# GOAL OF THE EXERCISE:
Copy out the data exactly, leaving the pictures behind.

# DATA PROVIDED:

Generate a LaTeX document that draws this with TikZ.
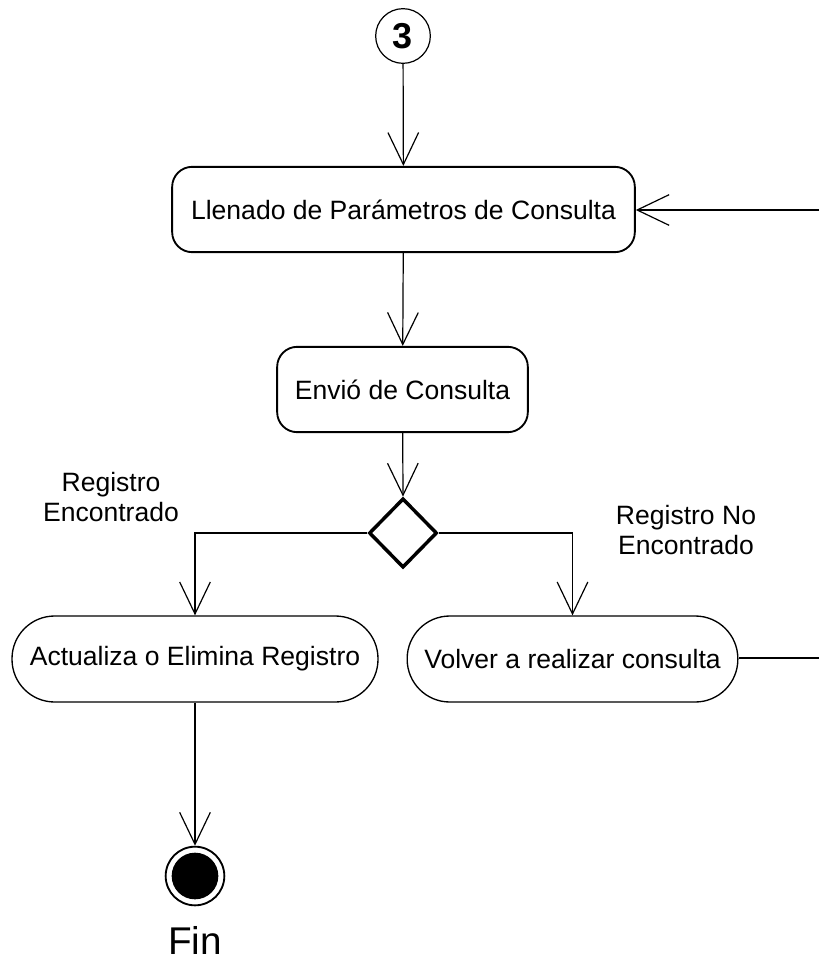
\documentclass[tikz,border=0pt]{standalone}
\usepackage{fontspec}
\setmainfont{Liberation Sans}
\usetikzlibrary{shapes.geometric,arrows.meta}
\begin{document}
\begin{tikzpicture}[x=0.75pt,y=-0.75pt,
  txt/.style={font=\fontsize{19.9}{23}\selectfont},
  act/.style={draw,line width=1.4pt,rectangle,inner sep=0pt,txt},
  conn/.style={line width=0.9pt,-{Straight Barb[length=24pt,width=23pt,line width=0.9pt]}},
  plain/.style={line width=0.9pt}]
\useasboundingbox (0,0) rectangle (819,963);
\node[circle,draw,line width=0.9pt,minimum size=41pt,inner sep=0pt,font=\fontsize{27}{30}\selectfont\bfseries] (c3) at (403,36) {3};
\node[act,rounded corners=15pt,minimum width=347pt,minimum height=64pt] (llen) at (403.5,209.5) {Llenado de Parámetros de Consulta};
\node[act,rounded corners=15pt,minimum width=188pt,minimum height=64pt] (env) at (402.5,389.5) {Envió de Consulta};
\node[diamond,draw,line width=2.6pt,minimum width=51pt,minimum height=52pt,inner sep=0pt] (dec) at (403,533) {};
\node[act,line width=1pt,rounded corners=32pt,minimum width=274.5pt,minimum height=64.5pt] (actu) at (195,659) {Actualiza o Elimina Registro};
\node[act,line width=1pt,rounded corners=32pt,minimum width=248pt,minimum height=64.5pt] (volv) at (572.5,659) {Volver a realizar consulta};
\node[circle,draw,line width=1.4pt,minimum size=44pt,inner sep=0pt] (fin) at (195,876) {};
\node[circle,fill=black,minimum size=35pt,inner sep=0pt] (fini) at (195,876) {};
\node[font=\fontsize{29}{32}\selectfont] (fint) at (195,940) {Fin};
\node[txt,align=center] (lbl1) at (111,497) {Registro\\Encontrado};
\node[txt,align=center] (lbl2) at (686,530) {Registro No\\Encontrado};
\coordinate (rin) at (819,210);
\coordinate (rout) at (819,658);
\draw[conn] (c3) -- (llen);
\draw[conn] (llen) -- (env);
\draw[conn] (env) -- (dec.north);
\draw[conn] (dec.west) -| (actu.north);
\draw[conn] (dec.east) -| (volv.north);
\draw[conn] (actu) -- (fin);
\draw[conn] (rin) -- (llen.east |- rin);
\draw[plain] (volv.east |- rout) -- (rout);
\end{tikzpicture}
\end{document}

# SOLUTION FOR THIS PROBLEM:
Generate a LaTeX document that draws this with TikZ.
\documentclass[tikz,border=0pt]{standalone}
\usepackage{fontspec}
\setmainfont{Liberation Sans}
\usetikzlibrary{shapes.geometric,arrows.meta}
\begin{document}
\begin{tikzpicture}[x=0.75pt,y=-0.75pt,
  txt/.style={font=\fontsize{19.9}{23}\selectfont},
  act/.style={draw,line width=1.4pt,rectangle,inner sep=0pt,txt},
  conn/.style={line width=0.9pt,-{Straight Barb[length=24pt,width=23pt,line width=0.9pt]}},
  plain/.style={line width=0.9pt}]
\useasboundingbox (0,0) rectangle (819,963);
\node[circle,draw,line width=0.9pt,minimum size=41pt,inner sep=0pt,font=\fontsize{27}{30}\selectfont\bfseries] (c3) at (403,36) {3};
\node[act,rounded corners=15pt,minimum width=347pt,minimum height=64pt] (llen) at (403.5,209.5) {Llenado de Parámetros de Consulta};
\node[act,rounded corners=15pt,minimum width=188pt,minimum height=64pt] (env) at (402.5,389.5) {Envió de Consulta};
\node[diamond,draw,line width=2.6pt,minimum width=51pt,minimum height=52pt,inner sep=0pt] (dec) at (403,533) {};
\node[act,line width=1pt,rounded corners=32pt,minimum width=274.5pt,minimum height=64.5pt] (actu) at (195,659) {Actualiza o Elimina Registro};
\node[act,line width=1pt,rounded corners=32pt,minimum width=248pt,minimum height=64.5pt] (volv) at (572.5,659) {Volver a realizar consulta};
\node[circle,draw,line width=1.4pt,minimum size=44pt,inner sep=0pt] (fin) at (195,876) {};
\node[circle,fill=black,minimum size=35pt,inner sep=0pt] (fini) at (195,876) {};
\node[font=\fontsize{29}{32}\selectfont] (fint) at (195,940) {Fin};
\node[txt,align=center] (lbl1) at (111,497) {Registro\\Encontrado};
\node[txt,align=center] (lbl2) at (686,530) {Registro No\\Encontrado};
\coordinate (rin) at (819,210);
\coordinate (rout) at (819,658);
\draw[conn] (c3) -- (llen);
\draw[conn] (llen) -- (env);
\draw[conn] (env) -- (dec.north);
\draw[conn] (dec.west) -| (actu.north);
\draw[conn] (dec.east) -| (volv.north);
\draw[conn] (actu) -- (fin);
\draw[conn] (rin) -- (llen.east |- rin);
\draw[plain] (volv.east |- rout) -- (rout);
\end{tikzpicture}
\end{document}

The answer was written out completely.